Source material:
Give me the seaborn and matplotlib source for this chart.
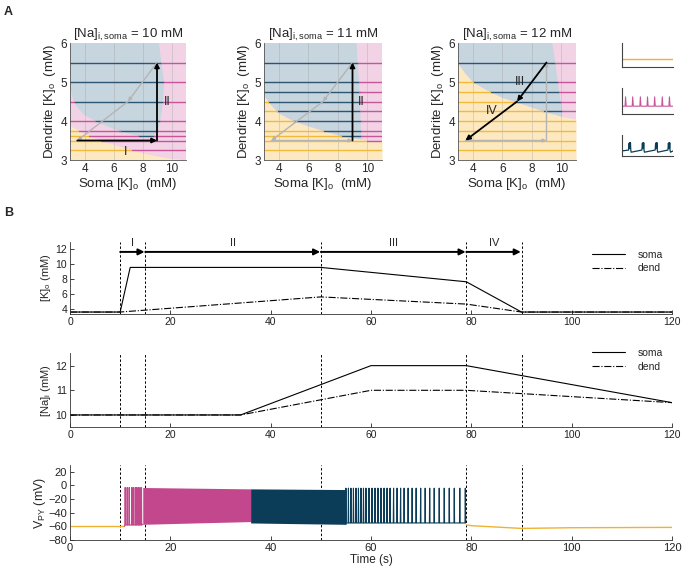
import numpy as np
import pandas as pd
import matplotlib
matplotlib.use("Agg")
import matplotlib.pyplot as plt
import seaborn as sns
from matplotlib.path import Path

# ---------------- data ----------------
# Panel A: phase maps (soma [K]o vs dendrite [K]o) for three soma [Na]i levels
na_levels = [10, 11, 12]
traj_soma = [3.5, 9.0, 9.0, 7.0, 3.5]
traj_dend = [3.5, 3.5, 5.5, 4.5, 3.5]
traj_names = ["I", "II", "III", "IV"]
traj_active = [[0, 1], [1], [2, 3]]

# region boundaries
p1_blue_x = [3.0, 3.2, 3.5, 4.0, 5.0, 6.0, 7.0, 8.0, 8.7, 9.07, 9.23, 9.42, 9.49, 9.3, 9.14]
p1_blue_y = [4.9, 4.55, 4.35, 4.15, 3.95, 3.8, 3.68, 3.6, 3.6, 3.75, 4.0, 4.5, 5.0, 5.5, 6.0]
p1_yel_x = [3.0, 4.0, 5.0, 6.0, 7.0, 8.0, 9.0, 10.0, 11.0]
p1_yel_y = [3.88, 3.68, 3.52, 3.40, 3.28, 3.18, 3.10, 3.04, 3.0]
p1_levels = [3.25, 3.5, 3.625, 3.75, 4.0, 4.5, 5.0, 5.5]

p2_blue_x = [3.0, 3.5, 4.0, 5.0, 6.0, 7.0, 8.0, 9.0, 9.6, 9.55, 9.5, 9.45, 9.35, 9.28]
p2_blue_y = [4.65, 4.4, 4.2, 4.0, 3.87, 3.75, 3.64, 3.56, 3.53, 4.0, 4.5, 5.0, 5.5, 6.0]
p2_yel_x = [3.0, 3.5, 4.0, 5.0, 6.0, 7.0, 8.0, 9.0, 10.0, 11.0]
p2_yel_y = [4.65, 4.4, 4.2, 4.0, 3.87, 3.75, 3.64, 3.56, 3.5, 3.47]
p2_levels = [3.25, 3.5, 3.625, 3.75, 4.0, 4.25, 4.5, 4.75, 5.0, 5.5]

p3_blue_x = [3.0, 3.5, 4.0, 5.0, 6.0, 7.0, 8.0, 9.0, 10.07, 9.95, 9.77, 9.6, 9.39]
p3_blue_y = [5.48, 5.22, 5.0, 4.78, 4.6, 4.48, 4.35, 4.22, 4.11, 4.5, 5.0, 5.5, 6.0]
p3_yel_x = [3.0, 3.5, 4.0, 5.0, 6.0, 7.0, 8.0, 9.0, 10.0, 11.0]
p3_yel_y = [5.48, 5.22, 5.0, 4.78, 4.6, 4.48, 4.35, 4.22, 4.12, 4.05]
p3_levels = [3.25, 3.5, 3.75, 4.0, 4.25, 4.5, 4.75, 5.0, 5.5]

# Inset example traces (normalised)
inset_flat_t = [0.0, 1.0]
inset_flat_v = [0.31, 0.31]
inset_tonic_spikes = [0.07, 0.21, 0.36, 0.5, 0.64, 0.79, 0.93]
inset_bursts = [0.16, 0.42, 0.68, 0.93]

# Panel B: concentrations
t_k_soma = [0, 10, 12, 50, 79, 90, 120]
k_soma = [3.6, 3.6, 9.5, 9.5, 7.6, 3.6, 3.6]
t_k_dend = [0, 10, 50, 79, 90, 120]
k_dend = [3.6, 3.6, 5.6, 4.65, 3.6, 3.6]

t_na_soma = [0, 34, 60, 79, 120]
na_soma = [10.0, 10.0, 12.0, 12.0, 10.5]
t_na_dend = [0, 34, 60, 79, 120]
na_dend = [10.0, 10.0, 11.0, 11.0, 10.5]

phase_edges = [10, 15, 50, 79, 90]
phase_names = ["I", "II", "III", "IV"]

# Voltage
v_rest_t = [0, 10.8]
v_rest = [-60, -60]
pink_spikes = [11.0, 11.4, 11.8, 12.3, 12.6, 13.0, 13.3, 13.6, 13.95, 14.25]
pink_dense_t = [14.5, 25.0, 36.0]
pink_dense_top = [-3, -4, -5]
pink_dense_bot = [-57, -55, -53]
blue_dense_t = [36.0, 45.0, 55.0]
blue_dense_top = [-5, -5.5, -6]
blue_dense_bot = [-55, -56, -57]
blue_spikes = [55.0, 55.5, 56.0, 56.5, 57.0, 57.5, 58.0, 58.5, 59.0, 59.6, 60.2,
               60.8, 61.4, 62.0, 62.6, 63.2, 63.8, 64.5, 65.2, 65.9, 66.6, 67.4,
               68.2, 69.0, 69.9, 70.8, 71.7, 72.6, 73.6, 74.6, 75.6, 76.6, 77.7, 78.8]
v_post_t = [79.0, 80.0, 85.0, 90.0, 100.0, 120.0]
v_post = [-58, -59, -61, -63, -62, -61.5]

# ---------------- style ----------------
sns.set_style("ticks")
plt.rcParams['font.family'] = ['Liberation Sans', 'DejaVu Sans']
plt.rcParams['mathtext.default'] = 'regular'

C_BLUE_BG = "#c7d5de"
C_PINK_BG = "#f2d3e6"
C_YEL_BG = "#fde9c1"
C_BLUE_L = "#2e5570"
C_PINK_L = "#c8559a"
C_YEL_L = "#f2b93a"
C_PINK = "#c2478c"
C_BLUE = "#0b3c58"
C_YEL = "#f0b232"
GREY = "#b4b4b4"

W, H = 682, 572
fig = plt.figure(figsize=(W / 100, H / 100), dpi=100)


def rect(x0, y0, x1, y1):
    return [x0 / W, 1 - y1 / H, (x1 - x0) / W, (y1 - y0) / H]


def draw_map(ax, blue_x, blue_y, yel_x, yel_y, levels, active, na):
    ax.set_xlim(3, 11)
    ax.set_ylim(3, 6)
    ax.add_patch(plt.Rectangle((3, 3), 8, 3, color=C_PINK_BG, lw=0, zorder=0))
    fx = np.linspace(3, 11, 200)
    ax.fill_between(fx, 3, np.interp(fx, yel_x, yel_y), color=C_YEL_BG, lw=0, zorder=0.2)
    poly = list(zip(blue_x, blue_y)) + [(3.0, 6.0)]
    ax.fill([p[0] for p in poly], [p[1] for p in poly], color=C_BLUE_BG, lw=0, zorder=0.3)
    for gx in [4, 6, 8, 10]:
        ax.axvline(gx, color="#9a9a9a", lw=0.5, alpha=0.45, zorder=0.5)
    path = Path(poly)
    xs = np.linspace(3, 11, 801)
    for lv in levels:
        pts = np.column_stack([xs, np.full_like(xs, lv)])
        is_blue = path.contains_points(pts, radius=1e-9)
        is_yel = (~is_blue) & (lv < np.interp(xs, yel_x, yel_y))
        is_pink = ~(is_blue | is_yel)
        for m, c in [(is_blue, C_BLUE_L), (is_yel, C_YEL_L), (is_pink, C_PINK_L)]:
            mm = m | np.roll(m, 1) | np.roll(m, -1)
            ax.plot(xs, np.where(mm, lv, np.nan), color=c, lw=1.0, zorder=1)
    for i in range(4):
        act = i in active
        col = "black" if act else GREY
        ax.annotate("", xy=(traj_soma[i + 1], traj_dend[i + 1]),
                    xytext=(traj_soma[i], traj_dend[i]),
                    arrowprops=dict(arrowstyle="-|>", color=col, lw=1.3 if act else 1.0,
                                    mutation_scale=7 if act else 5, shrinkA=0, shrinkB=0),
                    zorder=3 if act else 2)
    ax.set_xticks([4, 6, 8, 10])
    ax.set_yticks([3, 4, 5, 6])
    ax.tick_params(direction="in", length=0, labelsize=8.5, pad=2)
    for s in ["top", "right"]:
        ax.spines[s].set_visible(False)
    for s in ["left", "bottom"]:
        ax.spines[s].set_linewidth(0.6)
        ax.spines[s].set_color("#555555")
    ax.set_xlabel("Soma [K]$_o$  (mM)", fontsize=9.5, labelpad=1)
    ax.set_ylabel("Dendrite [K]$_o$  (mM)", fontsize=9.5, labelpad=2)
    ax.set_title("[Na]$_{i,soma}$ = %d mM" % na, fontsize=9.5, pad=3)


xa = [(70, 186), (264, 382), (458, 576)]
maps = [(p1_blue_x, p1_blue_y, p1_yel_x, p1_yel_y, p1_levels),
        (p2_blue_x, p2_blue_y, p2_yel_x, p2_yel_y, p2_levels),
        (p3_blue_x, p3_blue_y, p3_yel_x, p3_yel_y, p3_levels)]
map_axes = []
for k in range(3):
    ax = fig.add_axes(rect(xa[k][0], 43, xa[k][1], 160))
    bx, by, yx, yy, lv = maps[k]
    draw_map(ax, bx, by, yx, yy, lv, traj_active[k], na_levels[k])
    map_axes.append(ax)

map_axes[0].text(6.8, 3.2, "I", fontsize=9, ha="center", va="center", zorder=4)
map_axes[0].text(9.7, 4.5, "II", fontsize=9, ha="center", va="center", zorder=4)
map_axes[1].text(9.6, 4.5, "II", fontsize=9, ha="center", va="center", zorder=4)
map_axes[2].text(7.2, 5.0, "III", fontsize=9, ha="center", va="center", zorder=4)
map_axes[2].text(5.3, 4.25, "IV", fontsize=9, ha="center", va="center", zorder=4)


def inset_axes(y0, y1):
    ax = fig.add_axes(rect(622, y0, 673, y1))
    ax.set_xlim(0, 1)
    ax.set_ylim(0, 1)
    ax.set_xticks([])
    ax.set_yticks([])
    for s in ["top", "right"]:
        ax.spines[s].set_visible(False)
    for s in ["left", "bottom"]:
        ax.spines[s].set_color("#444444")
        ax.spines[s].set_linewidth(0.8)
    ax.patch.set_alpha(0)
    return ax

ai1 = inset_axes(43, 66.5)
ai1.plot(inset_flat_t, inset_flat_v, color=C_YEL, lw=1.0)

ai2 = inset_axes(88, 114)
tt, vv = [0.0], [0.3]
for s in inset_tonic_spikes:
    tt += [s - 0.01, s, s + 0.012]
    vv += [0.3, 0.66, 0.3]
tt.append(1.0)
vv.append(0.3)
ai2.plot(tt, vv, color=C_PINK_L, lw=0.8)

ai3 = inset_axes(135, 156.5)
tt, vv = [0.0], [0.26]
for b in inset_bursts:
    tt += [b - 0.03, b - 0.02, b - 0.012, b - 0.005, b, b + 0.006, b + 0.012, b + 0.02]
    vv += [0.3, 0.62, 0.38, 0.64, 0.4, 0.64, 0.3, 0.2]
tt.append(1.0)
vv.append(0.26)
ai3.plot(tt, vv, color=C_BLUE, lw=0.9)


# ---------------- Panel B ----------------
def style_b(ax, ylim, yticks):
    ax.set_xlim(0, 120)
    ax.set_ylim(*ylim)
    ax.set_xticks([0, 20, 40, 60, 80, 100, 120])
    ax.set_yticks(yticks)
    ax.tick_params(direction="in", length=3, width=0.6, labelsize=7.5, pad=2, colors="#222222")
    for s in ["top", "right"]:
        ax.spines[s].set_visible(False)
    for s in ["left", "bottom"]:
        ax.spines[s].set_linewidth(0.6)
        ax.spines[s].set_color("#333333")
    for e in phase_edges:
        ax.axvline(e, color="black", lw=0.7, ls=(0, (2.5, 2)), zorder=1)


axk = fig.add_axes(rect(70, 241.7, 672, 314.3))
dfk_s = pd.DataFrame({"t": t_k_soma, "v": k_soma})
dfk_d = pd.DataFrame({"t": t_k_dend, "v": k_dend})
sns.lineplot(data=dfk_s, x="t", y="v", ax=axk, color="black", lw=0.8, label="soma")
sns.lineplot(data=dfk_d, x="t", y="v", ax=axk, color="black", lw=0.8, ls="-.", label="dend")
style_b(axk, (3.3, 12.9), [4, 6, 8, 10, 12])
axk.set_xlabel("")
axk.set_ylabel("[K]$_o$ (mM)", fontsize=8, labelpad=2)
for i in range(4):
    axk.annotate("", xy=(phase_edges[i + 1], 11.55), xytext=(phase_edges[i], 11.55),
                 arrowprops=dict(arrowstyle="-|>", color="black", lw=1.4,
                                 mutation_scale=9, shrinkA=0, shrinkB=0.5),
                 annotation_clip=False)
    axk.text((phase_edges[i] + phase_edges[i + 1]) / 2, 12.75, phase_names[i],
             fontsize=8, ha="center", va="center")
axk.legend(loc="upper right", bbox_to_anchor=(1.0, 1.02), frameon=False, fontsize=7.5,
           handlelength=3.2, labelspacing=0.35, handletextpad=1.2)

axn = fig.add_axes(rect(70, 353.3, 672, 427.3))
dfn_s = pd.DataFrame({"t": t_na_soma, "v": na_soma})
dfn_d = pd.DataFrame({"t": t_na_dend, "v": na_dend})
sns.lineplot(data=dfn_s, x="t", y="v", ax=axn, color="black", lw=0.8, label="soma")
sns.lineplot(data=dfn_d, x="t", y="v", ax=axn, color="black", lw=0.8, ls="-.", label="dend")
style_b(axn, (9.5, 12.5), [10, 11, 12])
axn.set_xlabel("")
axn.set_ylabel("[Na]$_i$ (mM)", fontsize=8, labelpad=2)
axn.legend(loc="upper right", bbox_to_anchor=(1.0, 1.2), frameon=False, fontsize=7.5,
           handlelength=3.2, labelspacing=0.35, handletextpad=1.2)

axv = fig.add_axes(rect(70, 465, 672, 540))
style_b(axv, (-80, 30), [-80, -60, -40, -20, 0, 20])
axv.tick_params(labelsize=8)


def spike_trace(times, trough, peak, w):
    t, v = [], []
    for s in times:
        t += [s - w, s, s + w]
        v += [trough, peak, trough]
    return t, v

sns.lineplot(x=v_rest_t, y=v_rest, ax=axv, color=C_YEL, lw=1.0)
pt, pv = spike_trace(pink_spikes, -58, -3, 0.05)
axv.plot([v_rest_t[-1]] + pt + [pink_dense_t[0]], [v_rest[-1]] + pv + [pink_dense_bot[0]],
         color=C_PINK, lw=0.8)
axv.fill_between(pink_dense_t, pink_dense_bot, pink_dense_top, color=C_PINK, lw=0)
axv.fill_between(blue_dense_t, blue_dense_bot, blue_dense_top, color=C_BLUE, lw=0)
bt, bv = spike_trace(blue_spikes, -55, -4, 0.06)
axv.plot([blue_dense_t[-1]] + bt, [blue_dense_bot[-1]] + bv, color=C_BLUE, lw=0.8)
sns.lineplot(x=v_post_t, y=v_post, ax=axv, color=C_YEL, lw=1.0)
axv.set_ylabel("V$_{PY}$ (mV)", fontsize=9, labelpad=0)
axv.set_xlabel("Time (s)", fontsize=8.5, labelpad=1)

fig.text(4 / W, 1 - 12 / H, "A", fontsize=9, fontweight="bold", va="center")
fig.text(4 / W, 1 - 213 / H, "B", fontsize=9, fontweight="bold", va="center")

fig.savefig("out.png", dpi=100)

==

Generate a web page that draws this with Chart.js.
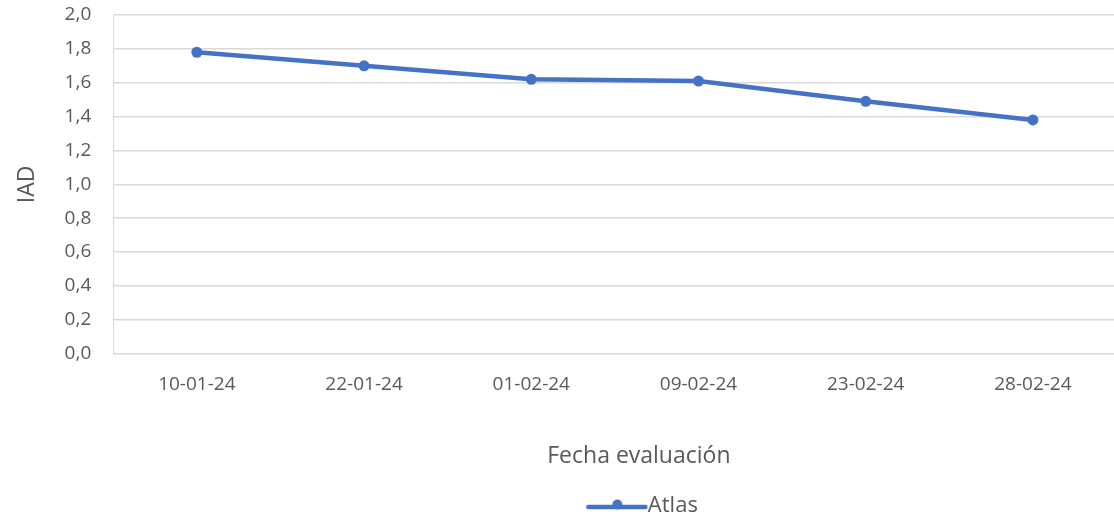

Task brief:
Drop the images and output only the lines from the one that contains "Give me the" to the one that contains "from matplotlib.path import Path", both included.

Response:
Give me the seaborn and matplotlib source for this chart.
import numpy as np
import pandas as pd
import matplotlib
matplotlib.use("Agg")
import matplotlib.pyplot as plt
import seaborn as sns
from matplotlib.path import Path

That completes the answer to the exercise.